Tiempo no había para las artes literarias y si algunas expresiones estéticas maduraron fue por la necesidad misma de la conquista militar y religiosa: iglesias, palacios y fortificaciones para la jerarquía eclesiástica, castrense y civil. Arquitectura y edificios que forzosamente tuvieron que plasmar los estilos de moda en la Europa conquistadora.

En lo que los cronistas, cual Bernal realizaron, como lo que en el ramo de la arquitectura y de las artes pláticas hicieron conquistadores y conquistados -durante los siglos XVI y XVII- podemos observar un flujo y reflujo de rasgos propios de las dos culturas en choque que, de nuevo, nos llevan al tema del mestizaje o bien del fuero estilístico que Europa –mediante España y Portugal– imponían en nuestro continente.

Tanto en los textos rudos del soldado y cronista Bernal Díaz del Castillo, como en los de curas doctrineros o predicadores –y de gran relieve intelectual: Sahagún. Bartolomé de las Casas, Torquemada y otros cual Fray Diego de Landa podemos apreciar que aunque redactan al estilo de la más pura crónica renacentista europea (En Bernal casi  nada pues no poseía formación académica) en ella va entreverada la huella del mestizaje lingüístico que fue con lo que América –de inmediato– comenzó a enriquecer a Europa y en concreto al castellano, esto es, con innumerables palabra del náhuatl, del quiché o del cachiquel que, forzosamente, lo cronistas españoles tenían que adoptar porque de otra manera ¿cómo iban a designar frutas, animales, cargos y lugares que no existían en Europa ni como objetos ni como signos verbales?

El estilo de las crónicas de aquellos curas españoles y de aquel Bernal –casi guatemalteco– es indudablemente europeo.
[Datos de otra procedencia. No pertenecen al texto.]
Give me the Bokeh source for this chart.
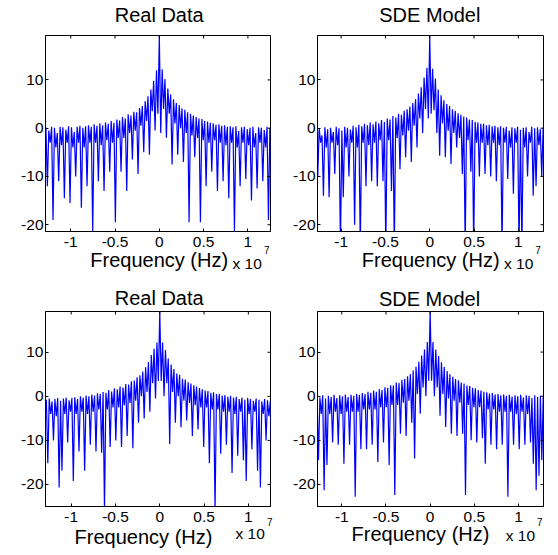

Pero mucho de su vocabulario es ya es americano. Y por ello, de alguna manera, las crónicas coloniales ya no son ni españolas ni indígenas sino que constituyen el primer germen y el primer germinar de una literatura propia y característica de nuestro continente. Literatura mestiza que unas veces va a tirar más hacia Europa y otras más hacia América en función de los estilos que se van ir sucediendo y de la mayor o menos dependencia política con la Península.

Como dije antes, los estilos arquitectónicos y plásticos florecen más rápida y vastamente que las manifestaciones literarias. Pero también en ellas podemos observar el fenómeno del mestizaje. Porque aun cuando la tendencia se llame plateresco o barroco las manos indígenas que modelaban el estuco de las fachadas religiosas dejaron su impronta ancestral y cierta voluntad de forma que podemos localizar con evidencia en Puebla de los Ángeles, Lima o en La Antigua Guatemala. Pero no sólo en las fachadas y construcciones religiosas y militares o civiles, sino también en elementos de arte menor como la imaginería, la platería o los mismos ornamentos eclesiásticos, puesto que muchas túnicas y casullas religiosas fueron adornadas con la magnífica plumería que poco tiempo antes ornaban los mantos de Moctezuma, Atlacatl o Tecún Umán.

Europa imponía su estilo. Pero América incluía lo suyo también sobre todo en el campo de la terminología.